Quotes about Humility
A proud man is always looking down on things and people; and, of course, as long as you are looking down, you cannot see something that is above you.
— CS Lewis
Pride gets no pleasure out of having something, only out of having more of it than the next man... It is the comparison that makes you proud: the pleasure of being above the rest. Once the element of competition is gone, pride is gone.
— CS Lewis
In God you come up against something which is in every respect immeasurably superior to yourself. Unless you know God as that-and, therefore, know yourself as nothing in comparison-you do not know God at all.
— CS Lewis
Remember He is the artist and you are only the picture. You can't see it. So quietly submit to be painted---i.e., keep fulfilling all the obvious duties of your station (you really know quite well enough what they are!), asking forgiveness for each failure and then leaving it alone.You are in the right way. Walk---don't keep on looking at it.
— CS Lewis
Any man who has been placed in the White House cannot feel that it is the result of his own exertions or his own merit.

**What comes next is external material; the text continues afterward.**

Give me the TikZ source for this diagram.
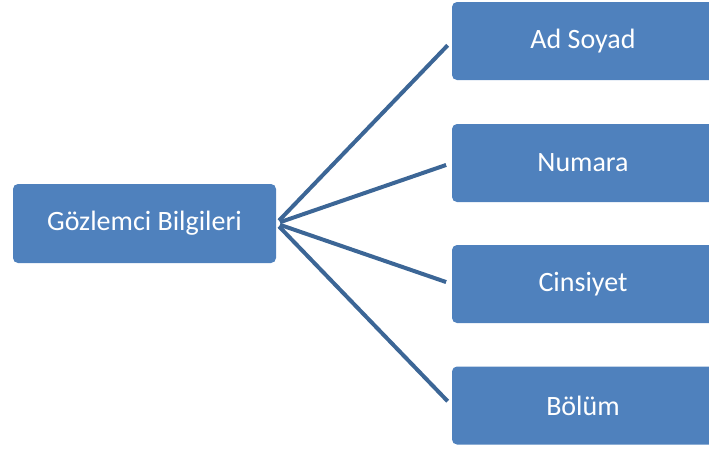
\documentclass[tikz,border=0pt]{standalone}
\usepackage{fontspec}
\setmainfont{Carlito}
\definecolor{boxblue}{HTML}{4F81BD}
\definecolor{lineblue}{HTML}{3C6696}

\begin{document}
\begin{tikzpicture}
      [%%%%%%%%%%%%%%%%%%%%%%%%%%%%%%
      x=1pt, y=-1pt,
      box/.style={rectangle,fill=boxblue,rounded corners=5pt,text=white,
        font=\fontsize{28}{32}\selectfont, minimum height=78pt},
      link/.style={draw=lineblue,line width=4pt,shorten <=4pt,shorten >=6pt},
      ]%%%%%%%%%%%%%%%%%%%%%%%%%%%%%%
      \useasboundingbox (0,0) rectangle (709,448);
      \clip (0,0) rectangle (709,448);

      \node[box,minimum width=263pt,minimum height=79pt] (bilgi) at (144.5,223.5){Gözlemci Bilgileri};

      \node[box,minimum width=262pt] (ad) at (583,41){Ad Soyad};
      \node[box,minimum width=262pt] (numara) at (583,163){Numara};
      \node[box,minimum width=262pt] (cins) at (583,284){Cinsiyet};
      \node[box,minimum width=262pt] (bolum) at (583,405.5){Bölüm};

      \draw[link] (bilgi.east) -- (ad.west);
      \draw[link] (bilgi.east) -- (numara.west);
      \draw[link] (bilgi.east) -- (cins.west);
      \draw[link] (bilgi.east) -- (bolum.west);
    \end{tikzpicture}
\end{document}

Some power outside and beyond him becomes manifest through him. As he contemplates the workings of his office, he comes to realize with an increasing sense of humility that he is but an instrument in the hands of God.
— Calvin Coolidge
I do not forget that my voice is but one voice, my experience a mere drop in the sea, my knowledge no greater than the visual field in a microscope.
— Carl Jung
The churches must learn humility as well as teach it.
— George Bernard Shaw
You never really learn much from hearing yourself speak.
— George Clooney
I want to transform rage into creative energy and guilt into a mocking acceptance of my faults; I want to sweep away arrogance and vanity.
— Isabel Allende
I have zero ego.
— Ryan Fitzpatrick
It constantly happens that the Lord permits a soul to fall so that it may grow humbler.
— Teresa of Avila
Blessed is the man who, having nothing to say, refrains from giving wordy evidence of the fact.